Problem
Repeat the material verbatim and drop the pictures.

Source excerpt

******

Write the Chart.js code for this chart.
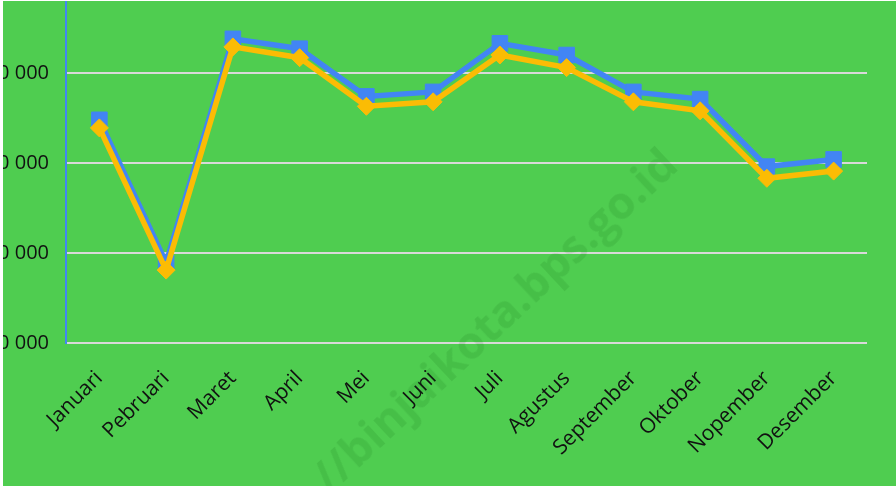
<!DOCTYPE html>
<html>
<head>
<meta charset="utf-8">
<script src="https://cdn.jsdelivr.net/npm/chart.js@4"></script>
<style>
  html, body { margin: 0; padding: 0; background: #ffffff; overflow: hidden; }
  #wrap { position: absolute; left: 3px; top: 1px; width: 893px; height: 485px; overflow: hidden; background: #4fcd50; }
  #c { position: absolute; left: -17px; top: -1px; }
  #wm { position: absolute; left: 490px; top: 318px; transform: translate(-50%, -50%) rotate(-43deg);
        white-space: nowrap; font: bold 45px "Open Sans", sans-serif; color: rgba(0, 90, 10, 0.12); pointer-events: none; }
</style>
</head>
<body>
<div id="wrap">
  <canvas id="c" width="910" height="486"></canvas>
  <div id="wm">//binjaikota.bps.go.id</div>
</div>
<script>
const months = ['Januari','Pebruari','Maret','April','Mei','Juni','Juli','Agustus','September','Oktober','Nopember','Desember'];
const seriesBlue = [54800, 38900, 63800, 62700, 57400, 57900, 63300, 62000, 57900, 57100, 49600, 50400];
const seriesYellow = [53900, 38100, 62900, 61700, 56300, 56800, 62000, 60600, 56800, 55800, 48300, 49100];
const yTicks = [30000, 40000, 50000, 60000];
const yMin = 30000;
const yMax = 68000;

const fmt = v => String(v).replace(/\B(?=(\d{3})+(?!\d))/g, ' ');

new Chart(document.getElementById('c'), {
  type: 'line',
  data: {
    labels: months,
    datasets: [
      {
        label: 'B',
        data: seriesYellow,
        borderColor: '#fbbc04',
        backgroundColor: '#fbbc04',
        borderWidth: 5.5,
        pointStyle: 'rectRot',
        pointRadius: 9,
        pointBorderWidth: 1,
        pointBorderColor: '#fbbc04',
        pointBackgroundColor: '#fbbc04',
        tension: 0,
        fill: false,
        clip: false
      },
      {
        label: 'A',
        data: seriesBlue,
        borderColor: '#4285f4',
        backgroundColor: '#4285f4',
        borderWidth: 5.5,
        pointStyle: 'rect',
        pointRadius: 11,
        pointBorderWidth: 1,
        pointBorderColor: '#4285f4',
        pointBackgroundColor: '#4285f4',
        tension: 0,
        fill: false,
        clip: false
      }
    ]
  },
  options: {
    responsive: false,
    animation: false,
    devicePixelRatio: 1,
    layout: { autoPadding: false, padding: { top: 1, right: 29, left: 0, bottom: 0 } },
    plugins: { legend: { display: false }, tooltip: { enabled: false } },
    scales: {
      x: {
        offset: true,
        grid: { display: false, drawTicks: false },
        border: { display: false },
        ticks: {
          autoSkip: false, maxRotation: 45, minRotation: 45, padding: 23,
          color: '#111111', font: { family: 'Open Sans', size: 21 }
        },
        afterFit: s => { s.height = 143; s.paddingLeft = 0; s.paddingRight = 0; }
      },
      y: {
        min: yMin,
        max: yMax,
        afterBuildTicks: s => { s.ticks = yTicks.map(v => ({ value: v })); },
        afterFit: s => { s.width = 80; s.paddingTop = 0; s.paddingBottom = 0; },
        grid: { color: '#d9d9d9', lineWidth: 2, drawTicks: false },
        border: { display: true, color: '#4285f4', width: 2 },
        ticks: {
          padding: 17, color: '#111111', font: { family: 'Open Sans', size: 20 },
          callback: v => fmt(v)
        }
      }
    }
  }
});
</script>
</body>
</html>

******

The reply
Write the Chart.js code for this chart.
<!DOCTYPE html>
<html>
<head>
<meta charset="utf-8">
<script src="https://cdn.jsdelivr.net/npm/chart.js@4"></script>
<style>
  html, body { margin: 0; padding: 0; background: #ffffff; overflow: hidden; }
  #wrap { position: absolute; left: 3px; top: 1px; width: 893px; height: 485px; overflow: hidden; background: #4fcd50; }
  #c { position: absolute; left: -17px; top: -1px; }
  #wm { position: absolute; left: 490px; top: 318px; transform: translate(-50%, -50%) rotate(-43deg);
        white-space: nowrap; font: bold 45px "Open Sans", sans-serif; color: rgba(0, 90, 10, 0.12); pointer-events: none; }
</style>
</head>
<body>
<div id="wrap">
  <canvas id="c" width="910" height="486"></canvas>
  <div id="wm">//binjaikota.bps.go.id</div>
</div>
<script>
const months = ['Januari','Pebruari','Maret','April','Mei','Juni','Juli','Agustus','September','Oktober','Nopember','Desember'];
const seriesBlue = [54800, 38900, 63800, 62700, 57400, 57900, 63300, 62000, 57900, 57100, 49600, 50400];
const seriesYellow = [53900, 38100, 62900, 61700, 56300, 56800, 62000, 60600, 56800, 55800, 48300, 49100];
const yTicks = [30000, 40000, 50000, 60000];
const yMin = 30000;
const yMax = 68000;

const fmt = v => String(v).replace(/\B(?=(\d{3})+(?!\d))/g, ' ');

new Chart(document.getElementById('c'), {
  type: 'line',
  data: {
    labels: months,
    datasets: [
      {
        label: 'B',
        data: seriesYellow,
        borderColor: '#fbbc04',
        backgroundColor: '#fbbc04',
        borderWidth: 5.5,
        pointStyle: 'rectRot',
        pointRadius: 9,
        pointBorderWidth: 1,
        pointBorderColor: '#fbbc04',
        pointBackgroundColor: '#fbbc04',
        tension: 0,
        fill: false,
        clip: false
      },
      {
        label: 'A',
        data: seriesBlue,
        borderColor: '#4285f4',
        backgroundColor: '#4285f4',
        borderWidth: 5.5,
        pointStyle: 'rect',
        pointRadius: 11,
        pointBorderWidth: 1,
        pointBorderColor: '#4285f4',
        pointBackgroundColor: '#4285f4',
        tension: 0,
        fill: false,
        clip: false
      }
    ]
  },
  options: {
    responsive: false,
    animation: false,
    devicePixelRatio: 1,
    layout: { autoPadding: false, padding: { top: 1, right: 29, left: 0, bottom: 0 } },
    plugins: { legend: { display: false }, tooltip: { enabled: false } },
    scales: {
      x: {
        offset: true,
        grid: { display: false, drawTicks: false },
        border: { display: false },
        ticks: {
          autoSkip: false, maxRotation: 45, minRotation: 45, padding: 23,
          color: '#111111', font: { family: 'Open Sans', size: 21 }
        },
        afterFit: s => { s.height = 143; s.paddingLeft = 0; s.paddingRight = 0; }
      },
      y: {
        min: yMin,
        max: yMax,
        afterBuildTicks: s => { s.ticks = yTicks.map(v => ({ value: v })); },
        afterFit: s => { s.width = 80; s.paddingTop = 0; s.paddingBottom = 0; },
        grid: { color: '#d9d9d9', lineWidth: 2, drawTicks: false },
        border: { display: true, color: '#4285f4', width: 2 },
        ticks: {
          padding: 17, color: '#111111', font: { family: 'Open Sans', size: 20 },
          callback: v => fmt(v)
        }
      }
    }
  }
});
</script>
</body>
</html>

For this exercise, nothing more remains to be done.